2) There is a major graveyard effect going on, where looking at only those that convert and looking for defining differences avoids looking at the total population and looking at the differences between those that do convert and those that don’t. There is a pretty good chance that people who don’t convert also use internal search.

3) Even if you assume that everything is correct and that the two areas are high valuable, you still don’t have a read on what to change, what the cost to do so is, or even what your ability to influence anything about that group is. You still have no way of saying that this is more valuable then any other action that you could take (including not doing anything).

4) It assumes that just because those are the defining areas, that the place to interact with people is also that same place. It is just as likely that getting people to sign up for email also gets them to look at content on facebook for example.

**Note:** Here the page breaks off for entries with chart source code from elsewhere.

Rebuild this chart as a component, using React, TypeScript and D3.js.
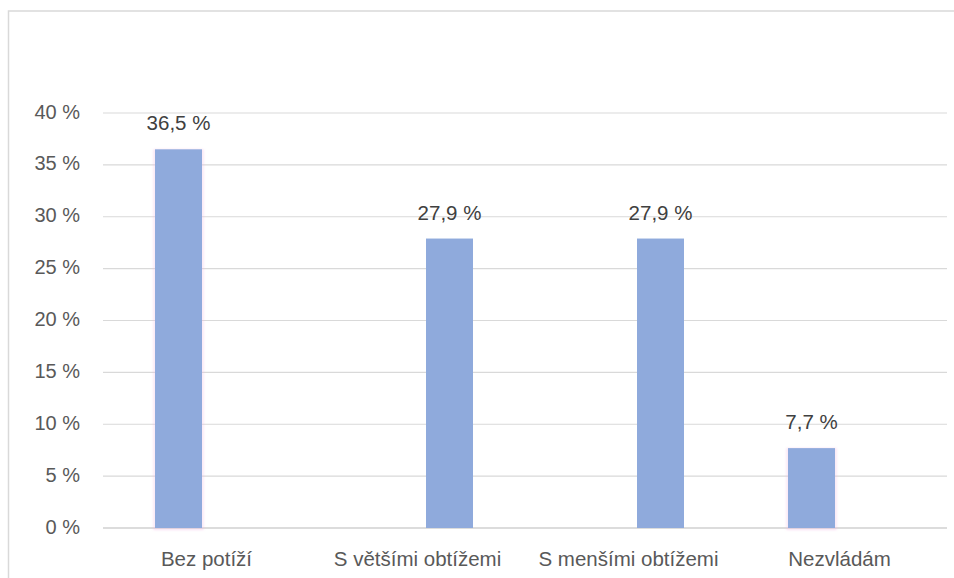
import React from "react";
import * as d3 from "d3";

// Survey answers, two colour-coded series sharing the same categories
const categories = ["Bez potíží", "S většími obtížemi", "S menšími obtížemi", "Nezvládám"];
const seriesNames = ["A", "B"];
const seriesA: (number | null)[] = [36.5, null, null, 7.7];
const seriesB: (number | null)[] = [null, 27.9, 27.9, null];
const yTicks = [0, 5, 10, 15, 20, 25, 30, 35, 40];

const W = 954;
const H = 578;
const plot = { left: 103, right: 947, top: 113, bottom: 528 };
const FONT = "'Liberation Sans', Arial, sans-serif";
const BAR = "#8faadc";

const fmt = (v: number) => v.toFixed(1).replace(".", ",") + " %";

export default function App() {
  const x = d3.scaleBand<string>().domain(categories).range([plot.left, plot.right]).padding(0);
  const inner = d3
    .scaleBand<string>()
    .domain(seriesNames)
    .range([0, x.bandwidth()])
    .paddingInner(0.2167)
    .paddingOuter(0.8667);
  const y = d3.scaleLinear().domain([0, 40]).range([plot.bottom, plot.top]);

  const series = [
    { name: "A", values: seriesA, glow: true },
    { name: "B", values: seriesB, glow: false },
  ];

  return (
    <svg
      width={W}
      height={H}
      style={{ position: "absolute", left: 0, top: 0, background: "#fff" }}
      fontFamily={FONT}
    >
      <defs>
        <filter id="soft-glow" x="-20%" y="-5%" width="140%" height="110%">
          <feGaussianBlur stdDeviation="1.2" />
        </filter>
      </defs>

      {/* chart frame */}
      <rect x={8.5} y={11} width={W + 20} height={H + 20} fill="#fff" stroke="#d9d9d9" strokeWidth={1.5} />

      {/* gridlines and y tick labels */}
      {yTicks.map((t) => (
        <g key={t}>
          <line
            x1={plot.left}
            x2={plot.right}
            y1={y(t)}
            y2={y(t)}
            stroke={t === 0 ? "#d0d0d0" : "#d9d9d9"}
            strokeWidth={t === 0 ? 1.5 : 1.2}
          />
          <text
            x={80}
            y={y(t) - 1.5}
            textAnchor="end"
            dominantBaseline="central"
            fontSize={20}
            fill="#595959"
          >
            {t} %
          </text>
        </g>
      ))}

      {/* bars */}
      {series.map((s) =>
        s.values.map((v, i) => {
          if (v == null) return null;
          const bx = (x(categories[i]) as number) + (inner(s.name) as number);
          const bw = inner.bandwidth();
          const by = y(v);
          return (
            <g key={s.name + i}>
              {s.glow && (
                <rect
                  x={bx - 0.5}
                  y={by + 1}
                  width={bw + 1}
                  height={y(0) - by}
                  fill="none"
                  stroke="#f2b8e2"
                  strokeOpacity={0.45}
                  strokeWidth={2}
                  filter="url(#soft-glow)"
                />
              )}
              <rect x={bx} y={by} width={bw} height={y(0) - by} fill={BAR} />
              <text
                x={bx + bw / 2}
                y={by - 19}
                textAnchor="middle"
                fontSize={20.5}
                fill="#404040"
              >
                {fmt(v)}
              </text>
            </g>
          );
        })
      )}

      {/* category labels */}
      {categories.map((c) => (
        <text
          key={c}
          x={(x(c) as number) + x.bandwidth() / 2 - 2}
          y={566}
          textAnchor="middle"
          fontSize={20.5}
          fill="#595959"
        >
          {c}
        </text>
      ))}
    </svg>
  );
}
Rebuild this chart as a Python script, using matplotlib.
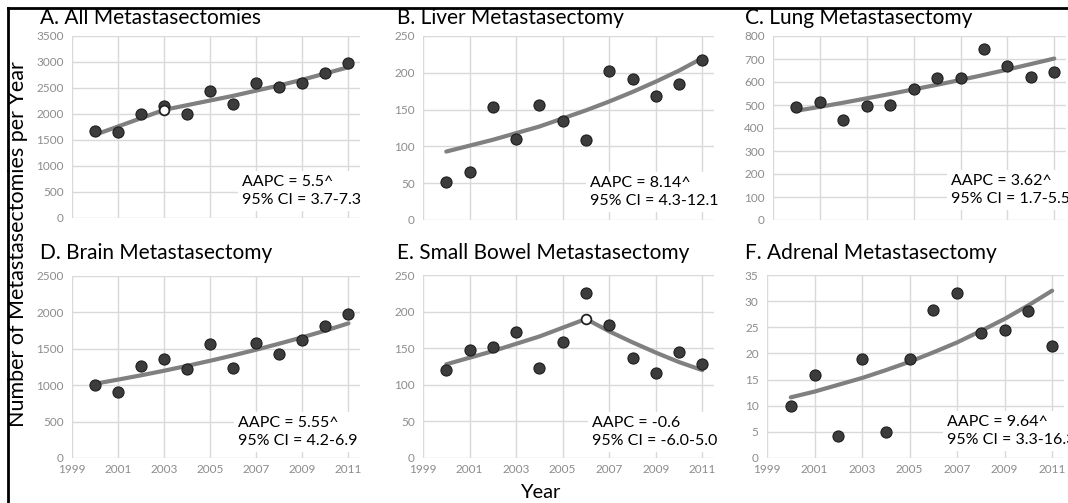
import matplotlib
matplotlib.use("Agg")
import matplotlib.pyplot as plt
from matplotlib.lines import Line2D

plt.rcParams['font.family'] = ['Lato', 'DejaVu Sans']

years = [2000, 2001, 2002, 2003, 2004, 2005, 2006, 2007, 2008, 2009, 2010, 2011]

# observed counts per year
all_obs = [1670, 1650, 2000, 2150, 2000, 2450, 2200, 2600, 2520, 2590, 2780, 2990]
liver_obs = [52, 65, 154, 110, 156, 134, 109, 202, 191, 169, 185, 218]
lung_obs = [490, 514, 435, 496, 500, 570, 616, 617, 745, 670, 623, 643]
brain_obs = [1000, 909, 1270, 1355, 1220, 1570, 1239, 1586, 1426, 1618, 1810, 1979]
bowel_obs = [120, 147, 152, 172, 123, 158, 226, 182, 137, 116, 145, 129]
adrenal_obs = [9.9, 15.8, 4.3, 18.9, 5.0, 18.9, 28.4, 31.6, 24.0, 24.4, 28.2, 21.4]

# modelled (joinpoint) values per year
all_fit = [1600, 1760, 1920, 2080, 2170, 2260, 2350, 2450, 2550, 2660, 2780, 2900]
liver_fit = [93, 101, 109, 118, 127, 138, 149, 161, 174, 188, 203, 220]
lung_fit = [475, 492, 510, 529, 548, 568, 588, 609, 631, 654, 678, 702]
brain_fit = [1020, 1077, 1136, 1199, 1266, 1336, 1410, 1488, 1571, 1658, 1750, 1850]
bowel_fit = [128, 137, 146, 156, 166, 178, 190, 173, 158, 144, 131, 120]
adrenal_fit = [11.6, 12.7, 14.0, 15.3, 16.8, 18.4, 20.2, 22.1, 24.3, 26.6, 29.2, 32.0]

# joinpoints (open markers)
all_joint = (2003, 2080)
bowel_joint = (2006, 190)

titles = ["A. All Metastasectomies", "B. Liver Metastasectomy", "C. Lung Metastasectomy",
          "D. Brain Metastasectomy", "E. Small Bowel Metastasectomy", "F. Adrenal Metastasectomy"]
notes = ["AAPC = 5.5^\n95% CI = 3.7-7.3", "AAPC = 8.14^\n95% CI = 4.3-12.1",
         "AAPC = 3.62^\n95% CI = 1.7-5.5", "AAPC = 5.55^\n95% CI = 4.2-6.9",
         "AAPC = -0.6\n95% CI = -6.0-5.0", "AAPC = 9.64^\n95% CI = 3.3-16.3"]
y_max = [3500, 250, 800, 2500, 250, 35]
y_step = [500, 50, 100, 500, 50, 5]

W, H = 1068, 503
fig = plt.figure(figsize=(W / 100, H / 100), dpi=100)

# axes boxes in pixels: left, top, right, bottom
boxes = [(72, 36, 360, 218), (423, 36, 714, 220), (773, 36, 1066, 220),
         (72, 276, 360, 458), (423, 275, 714, 458), (767, 275, 1064, 458)]
title_pos = [(40, 18), (397, 18), (745, 18), (40, 253), (397, 253), (745, 253)]
note_pos = [(0.59, 0.148), (0.574, 0.152), (0.607, 0.163),
            (0.576, 0.143), (0.581, 0.142), (0.606, 0.147)]

obs = [all_obs, liver_obs, lung_obs, brain_obs, bowel_obs, adrenal_obs]
fits = [all_fit, liver_fit, lung_fit, brain_fit, bowel_fit, adrenal_fit]
joints = [all_joint, None, None, None, bowel_joint, None]

for i in range(6):
    l, t, r, b = boxes[i]
    ax = fig.add_axes([l / W, 1 - b / H, (r - l) / W, (b - t) / H])
    ax.set_xlim(1999, 2011.5)
    ax.set_ylim(0, y_max[i])
    ax.set_xticks(range(1999, 2012, 2))
    ax.set_yticks(range(0, y_max[i] + 1, y_step[i]))
    ax.grid(True, color='#d9d9d9', linewidth=1)
    ax.set_axisbelow(True)
    for s in ax.spines.values():
        s.set_visible(False)
    ax.tick_params(length=0, labelsize=8.5, labelcolor='#8c8c8c', pad=6)
    if i < 3:
        ax.set_xticklabels([])
    else:
        ax.tick_params(axis='x', pad=4)

    ax.plot(years, fits[i], color='#808080', linewidth=3, solid_capstyle='round', zorder=2)
    ax.plot(years, obs[i], 'o', markersize=8, markerfacecolor='#3c3c3c',
            markeredgecolor='#1e1e1e', markeredgewidth=0.8, zorder=3)
    if joints[i] is not None:
        ax.plot(joints[i][0], joints[i][1], 'o', markersize=7, markerfacecolor='white',
                markeredgecolor='#222222', markeredgewidth=1.3, zorder=4)

    ax.text(note_pos[i][0], note_pos[i][1], notes[i], transform=ax.transAxes,
            fontsize=11.5, ha='left', va='center', linespacing=1.35, zorder=5,
            bbox=dict(facecolor='white', edgecolor='none', pad=3))

    fig.text(title_pos[i][0] / W, 1 - title_pos[i][1] / H, titles[i],
             fontsize=15, ha='left', va='center')

fig.text(18 / W, 1 - 244 / H, "Number of Metastasectomies per Year", rotation=90,
         fontsize=15.5, ha='center', va='center')
fig.text(540 / W, 1 - 492 / H, "Year", fontsize=14.5, ha='center', va='center')

# outer frame (left and top edges)
fig.add_artist(Line2D([8 / W, 8 / W], [0, 1 - 8 / H], color='black', linewidth=2,
                      transform=fig.transFigure))
fig.add_artist(Line2D([8 / W, 1], [1 - 8 / H, 1 - 8 / H], color='black', linewidth=2,
                      transform=fig.transFigure))

fig.savefig("out.png", dpi=100, facecolor='white')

5) Personas as a whole can be very dangerous, since they create tunnel vision and can lead to groups not looking at exploitability of other dimensions of the same population.

6) At the highest level, it confuses statistical confidence with colloquial confidence. The statistics tell you that these different characteristics are statistically different enough to create a known difference in groups. It in no way tells you that these differences are important to your business or how you change your users behavior.

I am actually a huge fan of statistics and data modeling, but only as a way to think about populations. I get very worried when groups following the results blindly, or do not actively interact with the data to see about important information, like cost and influence. If you have an analysis like this and you know the exploitability of the different dimensions, then you can do another step of analysis and look for size and ability to change the population based on what you know of the exploitability of the defining characteristics. If you do not have that, then the data is interesting but ultimately almost useless.